In an attempt to compete with their Muslim fundamentalist breathren, Ultra Orthodox Rabbis charged with determining education policies in the ultra orthodox community have come out with a Ban on Education for Women.
A committee of rabbis formulating the education policy in the ultra-Orthodox community has prohibited women's continuing education programs and severely restricted other study courses, thus blocking the advancement and development of haredi women's careers.

This is a devastating economic and professional blow to thousands of women teachers, who are the primary breadwinners in the ultra-Orthodox community. It is also a drastic regression in haredi women's ongoing process of moving ahead in their studies and career and in improving their economic situation.

The repercussions on the teachers and the ultra-Orthodox education system are tantamount to an earthquake, as the haredi newspaper Yated Neeman called it. The issues at the heart of the ultra-Orthodox society are at stake - the limits of education, the norm requiring women to be the breadwinners while their husbands study and, above all, the authority of the rabbis and functionaries to foist restrictions on the increasingly frustrated public.

In recent years, the reforms in the continuing education programs have not pleased the rabbis, who object to women's "academic" studies. The conservatives warned of women's "career ambitions," fearing they would now be able to break out of the "teaching ghetto" and find other jobs than teaching. Rabbi Yosef Shalom Elyashiv was quoted in Yated Neeman objecting to teachers' enrolling in "all kinds of other education programs without any supervision of rabbis on every detail".

He warned that without close supervision and determining the content, "all manner of heresy can creep into those programs."

The rabbis were mostly infuriated by the psychological subjects in the teaching programs. Freud and Western psychology had always been a red rag to them.
Our authors are playing games - a red rag, meaning that the subject matter is as impure to them as menstrual blood. And there is also the inevitable bull comparison leavened in - the subject makes them so mad, they charge instinctually. Moreover, there was the recent kerfuffle when the Rabbinic committee on Modesty - a committee made up of all men - continued their millenial commitment to banning the color red for women. Red being an immodest, attention seeking color in which to adorn oneself.
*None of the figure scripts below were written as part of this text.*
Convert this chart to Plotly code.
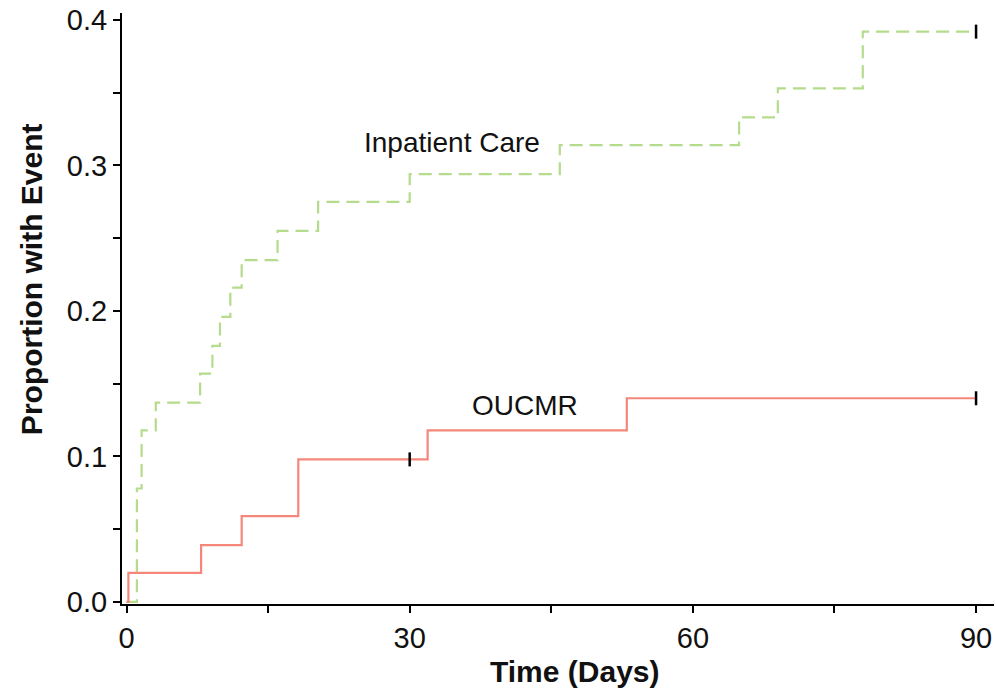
import plotly.graph_objects as go

# Inpatient Care (green dashed) step curve
inpatient_days = [0, 1.1, 1.6, 3.1, 7.8, 9.1, 9.9, 11.0, 12.2, 16.0, 20.3, 30.0, 45.9, 64.9, 69.0, 78.0, 90]
inpatient_prop = [0.0, 0.078, 0.118, 0.137, 0.157, 0.176, 0.196, 0.216, 0.235, 0.255, 0.275, 0.294, 0.314, 0.333, 0.353, 0.392, 0.392]

# OUCMR (red solid) step curve
oucmr_days = [0, 0.2, 7.9, 12.2, 18.2, 31.9, 53.0, 90]
oucmr_prop = [0.0, 0.020, 0.039, 0.059, 0.098, 0.118, 0.140, 0.140]

# censoring marks
censor_days = [30, 90, 90]
censor_prop = [0.098, 0.140, 0.392]

x_ticks = [0, 30, 60, 90]
y_ticks = [0.0, 0.1, 0.2, 0.3, 0.4]

FONT = "Liberation Sans, Arial, Helvetica, sans-serif"

fig = go.Figure()
fig.add_trace(go.Scatter(x=inpatient_days, y=inpatient_prop, mode="lines",
                         line=dict(shape="hv", color="#b5db8c", width=2.2, dash="13px,7px"),
                         hoverinfo="skip"))
fig.add_trace(go.Scatter(x=oucmr_days, y=oucmr_prop, mode="lines",
                         line=dict(shape="hv", color="#f5877a", width=2.2),
                         hoverinfo="skip"))
fig.add_trace(go.Scatter(x=censor_days, y=censor_prop, mode="markers",
                         marker=dict(symbol="line-ns", size=10,
                                     line=dict(color="black", width=2.5)),
                         hoverinfo="skip"))

fig.add_annotation(x=34.5, y=0.316, text="Inpatient Care", showarrow=False,
                   font=dict(family=FONT, size=28, color="#111111"))
fig.add_annotation(x=42.2, y=0.135, text="OUCMR", showarrow=False,
                   font=dict(family=FONT, size=28, color="#111111"))

fig.add_annotation(xref="paper", yref="paper", x=0.52, y=-0.115, text="<b>Time (Days)</b>",
                   showarrow=False, yanchor="middle",
                   font=dict(family=FONT, size=30, color="#111111"))
fig.add_annotation(xref="paper", yref="paper", x=-0.103, y=0.55, text="<b>Proportion with Event</b>",
                   showarrow=False, textangle=-90, xanchor="center", yanchor="middle",
                   font=dict(family=FONT, size=30, color="#111111"))

fig.update_layout(
    width=996, height=691,
    margin=dict(l=122, r=2, t=13, b=87),
    plot_bgcolor="white", paper_bgcolor="white",
    showlegend=False,
    font=dict(family=FONT, size=29, color="#111111"),
)
fig.update_xaxes(range=[-0.477, 91.9], tickvals=x_ticks, ticks="outside", ticklen=7, tickwidth=2,
                 tickcolor="black", showline=True, linecolor="black", linewidth=2,
                 showgrid=False, zeroline=False,
                 minor=dict(dtick=15, tick0=0, ticks="outside", ticklen=7, tickwidth=2, tickcolor="black", showgrid=False),
                 tickfont=dict(family=FONT, size=29))
fig.update_yaxes(range=[-0.0014, 0.4048], tickvals=y_ticks, tickformat=".1f", ticks="outside", ticklen=7,
                 tickwidth=2, tickcolor="black", showline=True, linecolor="black", linewidth=2,
                 showgrid=False, zeroline=False,
                 minor=dict(dtick=0.05, tick0=0, ticks="outside", ticklen=7, tickwidth=2, tickcolor="black", showgrid=False),
                 tickfont=dict(family=FONT, size=29))

fig.write_html("out.html")
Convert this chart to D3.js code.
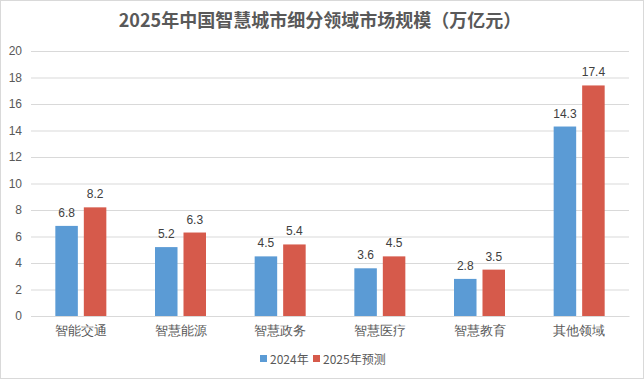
<!DOCTYPE html>
<html><head><meta charset="utf-8">
<script src="https://cdn.jsdelivr.net/npm/d3@7"></script>
<style>body{margin:0;background:#fff;}svg{display:block;font-family:"Noto Sans CJK SC","Microsoft YaHei",sans-serif;}</style>
</head><body><svg id="c" width="644" height="379"></svg>
<script>
const categories = ["智能交通","智慧能源","智慧政务","智慧医疗","智慧教育","其他领域"];
const series2024 = [6.8,5.2,4.5,3.6,2.8,14.3];
const series2025 = [8.2,6.3,5.4,4.5,3.5,17.4];
const seriesNames = ["2024年","2025年预测"];
const yTicks = [0,2,4,6,8,10,12,14,16,18,20];
const colors = ["#5B9BD5","#D65A4B"];

const svg = d3.select("#c");
svg.append("rect").attr("x",0.5).attr("y",0.5).attr("width",643).attr("height",378)
  .attr("fill","#fff").attr("stroke","#D9D9D9");

const L=31,R=629,T=51,B=316;
const x = d3.scaleBand().domain(categories).range([L,R]);
const y = d3.scaleLinear().domain([0,20]).range([B,T]);
const inner = d3.scaleBand().domain([0,1]).range([0,x.bandwidth()]).paddingInner(0.21).paddingOuter(0.854);

svg.append("text").attr("x",320).attr("y",27).attr("text-anchor","middle")
  .attr("font-size",18).attr("font-weight","bold").attr("fill","#595959")
  .text("2025年中国智慧城市细分领域市场规模（万亿元）");

const yAxis = svg.append("g").attr("transform",`translate(${L},0)`)
  .call(d3.axisLeft(y).tickValues(yTicks).tickSize(-(R-L)).tickPadding(9));
yAxis.select(".domain").remove();
yAxis.selectAll(".tick line").attr("stroke","#D9D9D9");
yAxis.selectAll(".tick text").attr("font-size",12).attr("fill","#595959").attr("font-family","'Liberation Sans',Arial,sans-serif");

const xAxis = svg.append("g").attr("transform",`translate(0,${B})`)
  .call(d3.axisBottom(x).tickSize(0).tickPadding(8));
xAxis.select(".domain").attr("stroke","#D9D9D9");
xAxis.selectAll(".tick text").attr("font-size",12.5).attr("fill","#595959").attr("dy","0.9em");

const data = [series2024, series2025];
data.forEach((vals,si)=>{
  const g = svg.append("g");
  g.selectAll("rect").data(vals).join("rect")
    .attr("x",(d,i)=>x(categories[i])+inner(si))
    .attr("width",inner.bandwidth())
    .attr("y",d=>y(d)).attr("height",d=>B-y(d))
    .attr("fill",colors[si]);
  g.selectAll("text").data(vals).join("text")
    .attr("x",(d,i)=>x(categories[i])+inner(si)+inner.bandwidth()/2)
    .attr("y",d=>y(d)-9)
    .attr("text-anchor","middle").attr("font-size",12).attr("fill","#404040")
    .attr("font-family","'Liberation Sans',Arial,sans-serif")
    .text(d=>d.toFixed(1));
});

const leg = svg.append("g");
const legX = [260,313];
seriesNames.forEach((n,i)=>{
  leg.append("rect").attr("x",legX[i]).attr("y",355).attr("width",7).attr("height",7).attr("fill",colors[i]);
  leg.append("text").attr("x",legX[i]+10).attr("y",364).attr("font-size",12).attr("fill","#595959").text(n);
});
</script></body></html>
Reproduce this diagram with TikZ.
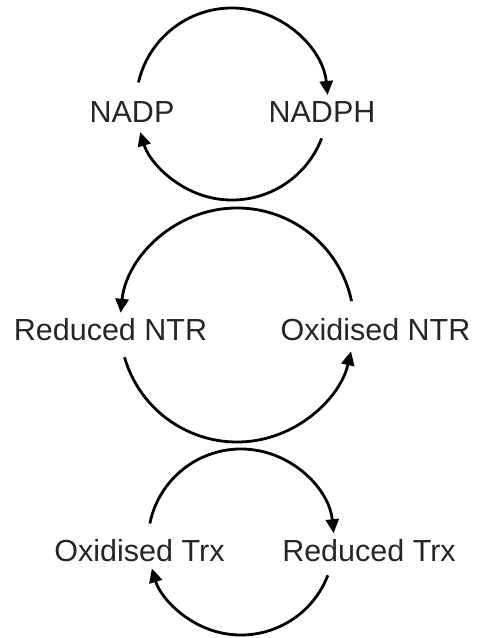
\documentclass[tikz,border=0pt]{standalone}
\usepackage{fontspec}
\setmainfont{Liberation Sans}
\usetikzlibrary{arrows.meta}
\begin{document}
\begin{tikzpicture}[x=1pt,y=1pt,
  lbl/.style={anchor=base,inner sep=0pt,text=black!85,font=\fontsize{30.5}{36}\selectfont},
  cyc/.style={line width=2.8pt,-{Triangle[length=14pt,width=13pt]}}]
\useasboundingbox (0,0) rectangle (478,638);
% circle centres
\coordinate (c1) at (232,534);
\coordinate (c2) at (237,313);
\coordinate (c3) at (241,96);
% labels
\node[lbl] (nadp) at (132,515) {NADP};
\node[lbl] (nadph) at (322,515) {NADPH};
\node[lbl] (rntr) at (110.5,297) {Reduced NTR};
\node[lbl] (ontr) at (375.5,297) {Oxidised NTR};
\node[lbl] (otrx) at (139.5,76) {Oxidised Trx};
\node[lbl] (rtrx) at (369,76) {Reduced Trx};
% top cycle
\draw[cyc] ([shift={(167:96)}]c1) arc[start angle=167,end angle=5.4,radius=96];
\draw[cyc] ([shift={(-21:96)}]c1) arc[start angle=-21,end angle=-163,radius=96];
% middle cycle
\draw[cyc] ([shift={(11.8:117)}]c2) arc[start angle=11.8,end angle=174,radius=117];
\draw[cyc] ([shift={(196:117)}]c2) arc[start angle=196,end angle=347,radius=117];
% bottom cycle
\draw[cyc] ([shift={(168.5:93)}]c3) arc[start angle=168.5,end angle=5.4,radius=93];
\draw[cyc] ([shift={(-21:93)}]c3) arc[start angle=-21,end angle=-163.5,radius=93];
\end{tikzpicture}
\end{document}
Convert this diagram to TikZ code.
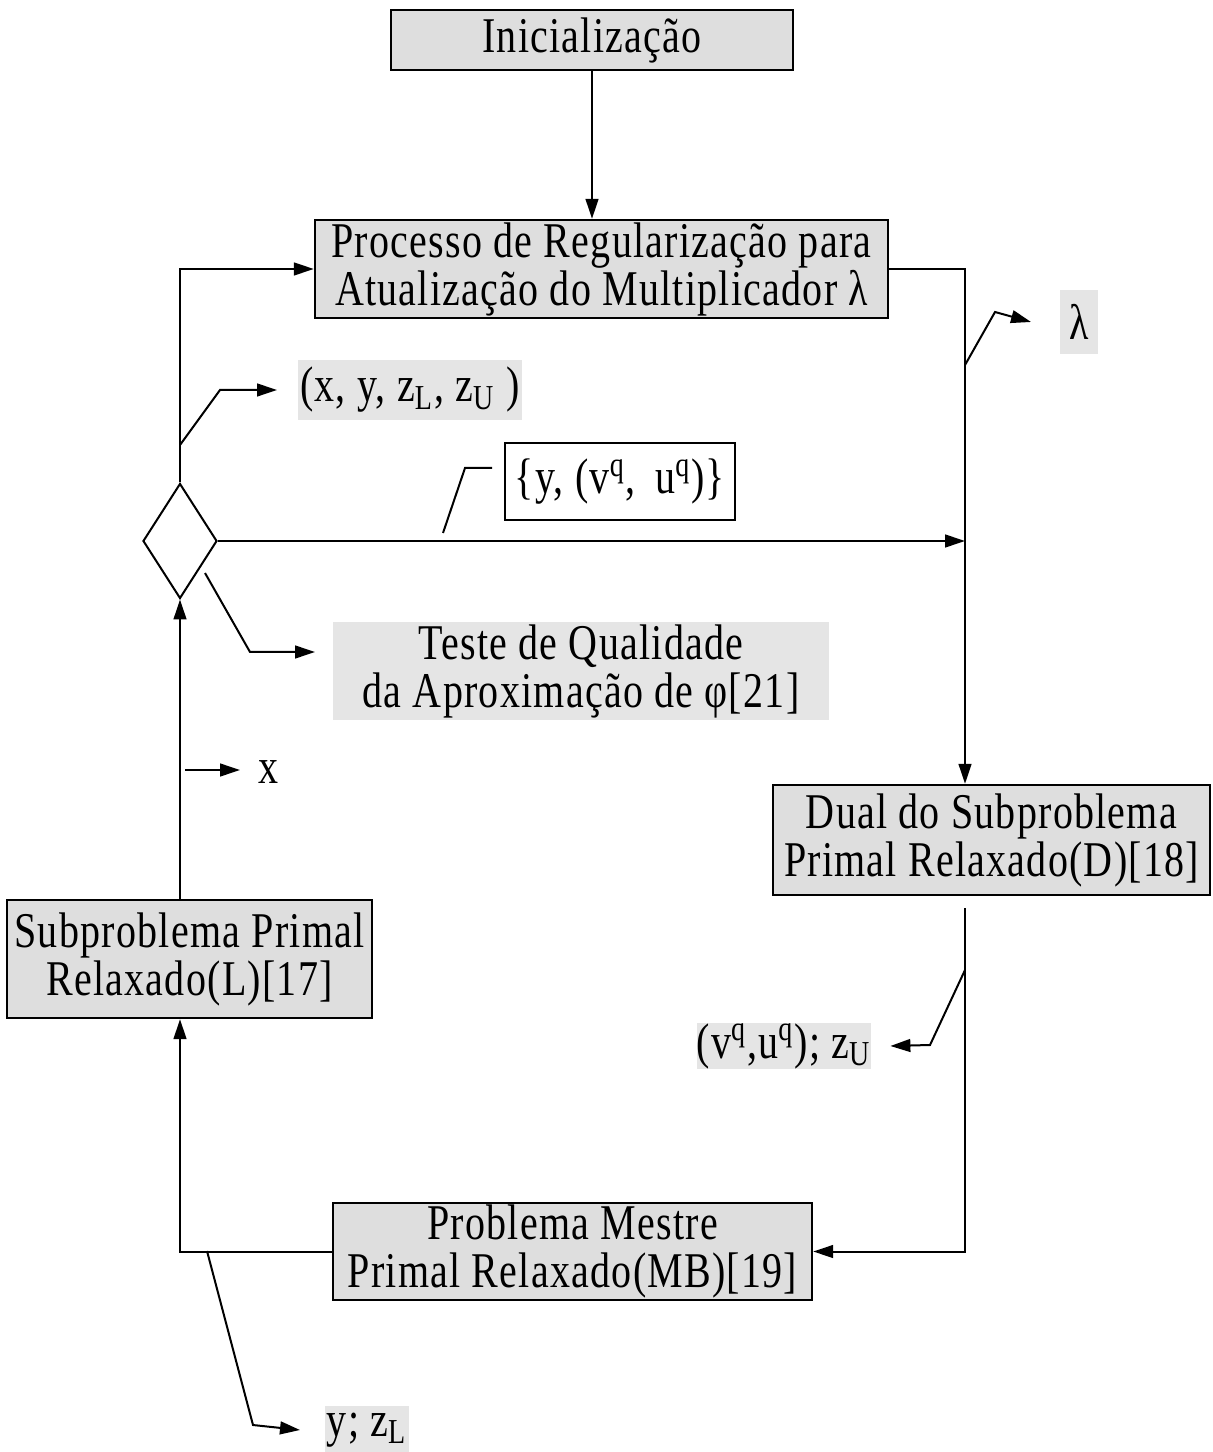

Most of all, one can't help thinking that the rabbis don't want any women analyzing their power and control issues. Or reflecting on the fact that once haredi women begin earning a lot of money, it will inevitably change the dynamics at home, and this is an easy way to head off that problem.

All in all - an absolutely shameful and deplorable decision. Though I wonder if it a bit like closing the gate once the horses have already fled the stable.

Will the status quo eventually prevail?

Or, now that they have been introduced to the advantages of higher education, will the women and perhaps the community at large - decide that the rabbis on this particular committee do not know what they are talking about and create in effect a grass roots movement to effect change from the ground up. There are certainly historical precedents for the rabbis coming around to the minhag of the people.

And will the rabbis in return make this the staging ground for an all out ideological war?

I can't help but think about Poland early last century - when the women began to assimilate at a great rate because they were offered secular education and no religious education - at which point the Bais Ya'akov school system for Haredi girls was founded to counter this move towards the women assimilating by offering them a baseline religious education. Perhaps this was a preemptive move by the rabbis to cut off greater secular education among women, lest they begin assimilating once they, too, receive their secular higher education.

But in the end, they seem dead set on keeping women in terribly compensated jobs, and the haredi world, with their huge families, living in or near poverty conditions. Do they believe that is spiritually beneficial?

To me that seems like the last shreds of exilic thinking strangling any oxygen to the brain. If this is how they propose to help the haredi world flourish until Messiah comes, it seems to me that Messiah will tarry quite a while still.